_What the exercise asks_
Without any pictures, restate the lines from the one containing "Write a Python" to the one containing "congele_haut = [1025, 3134, 4963, 4287]", word for word, ends included.

_The data_
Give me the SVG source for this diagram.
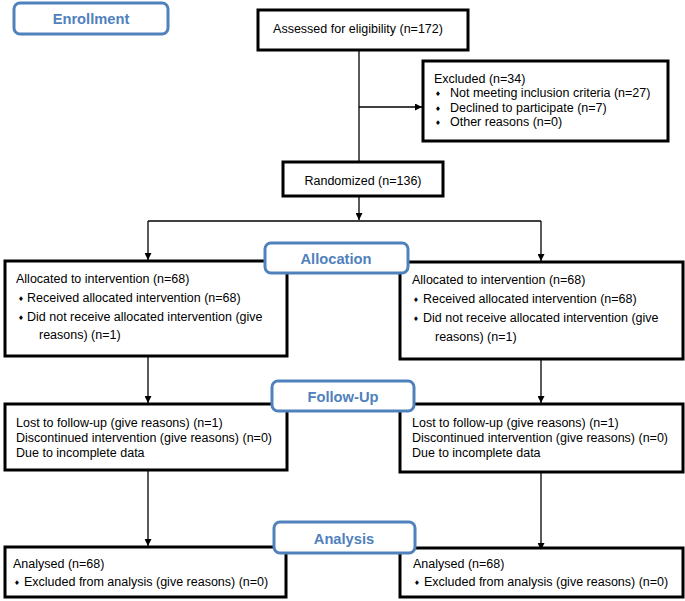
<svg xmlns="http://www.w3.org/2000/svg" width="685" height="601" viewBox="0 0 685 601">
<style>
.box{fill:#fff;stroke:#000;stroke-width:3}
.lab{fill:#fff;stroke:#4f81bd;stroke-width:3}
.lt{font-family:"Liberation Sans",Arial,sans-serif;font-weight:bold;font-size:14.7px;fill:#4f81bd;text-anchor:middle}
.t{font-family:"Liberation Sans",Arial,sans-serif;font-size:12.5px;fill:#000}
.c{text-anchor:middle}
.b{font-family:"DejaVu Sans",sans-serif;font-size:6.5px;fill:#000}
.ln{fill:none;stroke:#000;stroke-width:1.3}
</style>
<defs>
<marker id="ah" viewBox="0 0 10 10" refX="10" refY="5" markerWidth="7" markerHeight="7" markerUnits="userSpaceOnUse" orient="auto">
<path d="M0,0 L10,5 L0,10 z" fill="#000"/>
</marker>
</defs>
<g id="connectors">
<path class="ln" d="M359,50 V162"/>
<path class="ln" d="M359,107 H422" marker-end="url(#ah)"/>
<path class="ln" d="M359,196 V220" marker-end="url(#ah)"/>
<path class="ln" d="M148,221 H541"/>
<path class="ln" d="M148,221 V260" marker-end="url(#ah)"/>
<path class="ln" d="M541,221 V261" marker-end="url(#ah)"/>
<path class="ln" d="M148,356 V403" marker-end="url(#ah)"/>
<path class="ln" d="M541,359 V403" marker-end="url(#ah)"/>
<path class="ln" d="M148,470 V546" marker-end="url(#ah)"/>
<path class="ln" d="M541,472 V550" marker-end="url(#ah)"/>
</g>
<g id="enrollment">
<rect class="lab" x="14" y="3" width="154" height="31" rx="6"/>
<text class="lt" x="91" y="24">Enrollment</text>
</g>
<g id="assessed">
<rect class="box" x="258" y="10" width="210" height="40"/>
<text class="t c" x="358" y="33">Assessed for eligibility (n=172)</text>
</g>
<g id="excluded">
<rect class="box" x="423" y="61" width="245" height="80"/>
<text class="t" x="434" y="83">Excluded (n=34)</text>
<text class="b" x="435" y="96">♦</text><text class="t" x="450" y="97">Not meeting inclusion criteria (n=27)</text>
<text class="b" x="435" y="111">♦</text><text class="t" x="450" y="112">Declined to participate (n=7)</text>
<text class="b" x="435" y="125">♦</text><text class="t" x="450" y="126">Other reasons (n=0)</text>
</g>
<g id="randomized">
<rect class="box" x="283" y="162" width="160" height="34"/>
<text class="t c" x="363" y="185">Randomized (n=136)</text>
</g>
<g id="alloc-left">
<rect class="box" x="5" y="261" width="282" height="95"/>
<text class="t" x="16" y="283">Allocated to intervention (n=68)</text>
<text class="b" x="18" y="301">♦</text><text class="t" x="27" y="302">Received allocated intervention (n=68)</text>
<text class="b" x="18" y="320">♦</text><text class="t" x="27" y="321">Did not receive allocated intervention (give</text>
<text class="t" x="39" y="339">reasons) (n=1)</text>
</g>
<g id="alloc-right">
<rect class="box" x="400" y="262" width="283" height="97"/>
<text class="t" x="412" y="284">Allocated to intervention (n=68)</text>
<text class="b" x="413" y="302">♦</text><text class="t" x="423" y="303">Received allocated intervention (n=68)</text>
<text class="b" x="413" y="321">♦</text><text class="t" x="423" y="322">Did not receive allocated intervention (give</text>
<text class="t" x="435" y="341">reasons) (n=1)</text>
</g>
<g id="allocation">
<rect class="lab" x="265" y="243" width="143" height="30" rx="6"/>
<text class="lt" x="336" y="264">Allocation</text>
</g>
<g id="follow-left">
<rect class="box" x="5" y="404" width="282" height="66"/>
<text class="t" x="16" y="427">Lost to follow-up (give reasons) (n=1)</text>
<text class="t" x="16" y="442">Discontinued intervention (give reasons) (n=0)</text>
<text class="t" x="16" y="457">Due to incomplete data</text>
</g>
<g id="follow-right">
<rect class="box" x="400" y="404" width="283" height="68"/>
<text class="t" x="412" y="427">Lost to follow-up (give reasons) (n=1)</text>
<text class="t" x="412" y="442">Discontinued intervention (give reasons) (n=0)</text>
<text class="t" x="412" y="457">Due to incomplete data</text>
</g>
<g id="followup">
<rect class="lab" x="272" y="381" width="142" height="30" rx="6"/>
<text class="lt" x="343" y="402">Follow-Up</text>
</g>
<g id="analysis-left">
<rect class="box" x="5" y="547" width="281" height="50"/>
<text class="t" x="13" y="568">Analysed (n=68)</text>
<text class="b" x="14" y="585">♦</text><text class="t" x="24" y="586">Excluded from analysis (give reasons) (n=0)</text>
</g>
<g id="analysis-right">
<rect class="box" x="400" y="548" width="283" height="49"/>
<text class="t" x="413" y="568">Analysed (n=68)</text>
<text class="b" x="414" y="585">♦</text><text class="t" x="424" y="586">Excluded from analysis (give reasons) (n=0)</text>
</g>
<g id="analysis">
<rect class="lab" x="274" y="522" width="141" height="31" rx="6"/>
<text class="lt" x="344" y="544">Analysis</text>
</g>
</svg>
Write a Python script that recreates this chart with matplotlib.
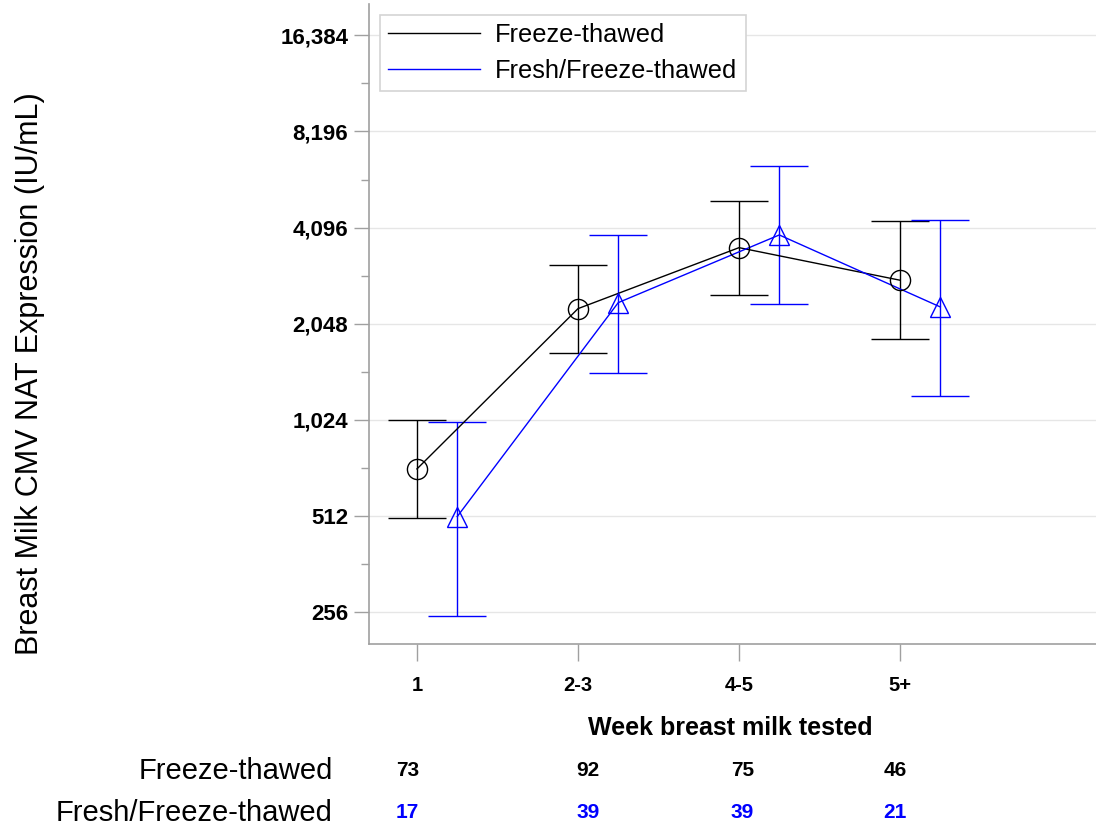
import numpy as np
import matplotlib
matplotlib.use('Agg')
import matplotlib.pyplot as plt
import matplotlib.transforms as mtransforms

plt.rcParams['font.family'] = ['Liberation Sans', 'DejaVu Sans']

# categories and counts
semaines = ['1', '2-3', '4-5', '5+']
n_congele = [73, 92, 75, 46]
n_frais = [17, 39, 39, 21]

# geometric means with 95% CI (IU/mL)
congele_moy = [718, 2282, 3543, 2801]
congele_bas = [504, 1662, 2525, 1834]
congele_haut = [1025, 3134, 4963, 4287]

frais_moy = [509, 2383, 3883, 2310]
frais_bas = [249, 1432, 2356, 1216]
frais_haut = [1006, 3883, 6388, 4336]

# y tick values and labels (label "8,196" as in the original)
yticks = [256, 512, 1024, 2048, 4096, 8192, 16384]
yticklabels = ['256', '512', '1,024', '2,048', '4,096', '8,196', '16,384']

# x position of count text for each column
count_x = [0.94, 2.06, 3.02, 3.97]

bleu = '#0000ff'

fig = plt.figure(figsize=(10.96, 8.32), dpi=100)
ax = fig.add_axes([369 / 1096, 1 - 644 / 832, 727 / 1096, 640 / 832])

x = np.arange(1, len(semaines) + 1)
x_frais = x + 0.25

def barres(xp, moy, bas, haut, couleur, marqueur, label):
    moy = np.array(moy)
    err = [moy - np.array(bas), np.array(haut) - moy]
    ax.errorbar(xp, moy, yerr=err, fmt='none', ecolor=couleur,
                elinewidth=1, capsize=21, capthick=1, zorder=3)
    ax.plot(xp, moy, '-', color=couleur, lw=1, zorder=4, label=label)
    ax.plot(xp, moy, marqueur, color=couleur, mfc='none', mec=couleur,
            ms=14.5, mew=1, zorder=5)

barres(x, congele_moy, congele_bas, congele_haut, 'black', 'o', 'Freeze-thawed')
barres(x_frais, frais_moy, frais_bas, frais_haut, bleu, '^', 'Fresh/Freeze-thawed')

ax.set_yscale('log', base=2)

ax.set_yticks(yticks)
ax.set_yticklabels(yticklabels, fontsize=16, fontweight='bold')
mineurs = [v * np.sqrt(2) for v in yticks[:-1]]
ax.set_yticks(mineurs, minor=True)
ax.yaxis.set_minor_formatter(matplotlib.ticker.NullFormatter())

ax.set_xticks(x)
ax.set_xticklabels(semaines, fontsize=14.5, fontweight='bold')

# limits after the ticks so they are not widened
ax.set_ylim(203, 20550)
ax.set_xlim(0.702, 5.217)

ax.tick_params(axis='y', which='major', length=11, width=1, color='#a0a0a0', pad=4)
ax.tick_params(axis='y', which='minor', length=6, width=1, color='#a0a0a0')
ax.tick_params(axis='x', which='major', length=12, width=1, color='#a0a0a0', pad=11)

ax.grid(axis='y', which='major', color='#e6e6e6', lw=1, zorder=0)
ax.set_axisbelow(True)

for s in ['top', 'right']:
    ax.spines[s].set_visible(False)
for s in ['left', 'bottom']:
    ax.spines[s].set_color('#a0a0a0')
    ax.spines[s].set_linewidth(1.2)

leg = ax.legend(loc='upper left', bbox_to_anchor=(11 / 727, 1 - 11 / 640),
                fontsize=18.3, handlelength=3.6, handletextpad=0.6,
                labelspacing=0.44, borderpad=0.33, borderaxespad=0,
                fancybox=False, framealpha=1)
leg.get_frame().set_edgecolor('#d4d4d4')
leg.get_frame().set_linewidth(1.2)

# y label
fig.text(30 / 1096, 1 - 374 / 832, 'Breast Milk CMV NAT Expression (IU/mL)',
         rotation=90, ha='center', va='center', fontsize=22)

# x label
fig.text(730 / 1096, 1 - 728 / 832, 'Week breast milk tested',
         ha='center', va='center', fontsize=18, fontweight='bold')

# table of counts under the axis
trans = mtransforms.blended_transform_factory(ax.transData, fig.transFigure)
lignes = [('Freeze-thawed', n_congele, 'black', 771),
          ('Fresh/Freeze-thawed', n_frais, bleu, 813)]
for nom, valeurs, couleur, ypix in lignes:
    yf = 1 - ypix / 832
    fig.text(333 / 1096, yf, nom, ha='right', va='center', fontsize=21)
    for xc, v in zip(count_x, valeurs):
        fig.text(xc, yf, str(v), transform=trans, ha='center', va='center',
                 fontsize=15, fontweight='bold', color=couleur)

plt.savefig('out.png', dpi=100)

_Task solution_
Write a Python script that recreates this chart with matplotlib.
import numpy as np
import matplotlib
matplotlib.use('Agg')
import matplotlib.pyplot as plt
import matplotlib.transforms as mtransforms

plt.rcParams['font.family'] = ['Liberation Sans', 'DejaVu Sans']

# categories and counts
semaines = ['1', '2-3', '4-5', '5+']
n_congele = [73, 92, 75, 46]
n_frais = [17, 39, 39, 21]

# geometric means with 95% CI (IU/mL)
congele_moy = [718, 2282, 3543, 2801]
congele_bas = [504, 1662, 2525, 1834]
congele_haut = [1025, 3134, 4963, 4287]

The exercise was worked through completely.